Metras and Wolf have parlayed their experiences on the road, not only in treks and pilgrimages across Spain but also through Italy and Germany, into a philosophy that they call walking with awareness, by which the walker incorporates all their senses into “seeing the things around you” and discovering the self.
“It is about being alive when you are walking,” Metras said.
“The walk can give you answers that you perhaps need for your life,” Wolf added.
Passing on the Message
In an effort to spread the message of walking with awareness, Metras and Wolf will be giving a slideshow documenting their universal pilgrimage to Santiago on Tuesday, July 15 at 7:30 p.m. in the Live Oak Room at Centennial Park, 600 Nickerson Drive in Paso Robles. They have presented similar slide shows all around the country and in Germany. The presentation incorporates pictures that they took along the way, the story of their long walk and music as a backdrop for their words.
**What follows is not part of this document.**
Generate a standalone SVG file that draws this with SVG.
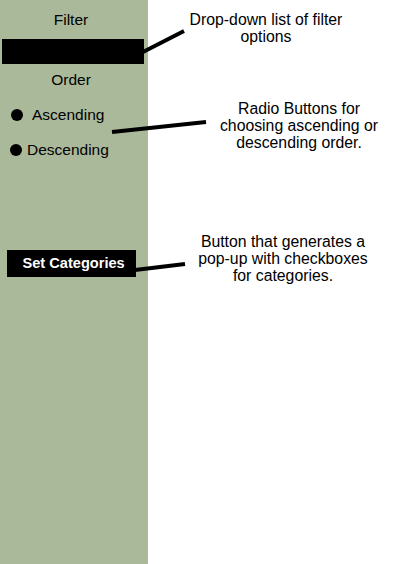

Admission for the event is $7.
“It is an adventure story but it is a life story,” Metras said. “It is a life story where we indeed ourselves have walked with awareness across northern Spain and carried lessons out of it.”
Metras, also an author, has even written a book about his experiences on several pilgrimages across Europe. “Walking Life: Meditation on the Pilgrimage of Life” is available through the couple’s Web site, www.walkingwithawareness.com.
Metras and Wolf also host a variety of workshops connected to the art of walking, including “Walking your Sacred Path,” set for Friday, July 18 to Sunday, July 20, “Spiritual and Practical Preparation for Walking a Pilgrimage” from Friday, Aug. 15 to Sunday, Aug. 17 and “Walking with Awareness Walking Classes.” For more information on any of these classes, visit their Web site.
Through their informative slideshows, workshops and Metras’s book, the two are spreading the message that how one physically walks through life can be indicative of how one metaphorically walks through life. In each of these cases, Wolf said the object is to “enjoy every step.”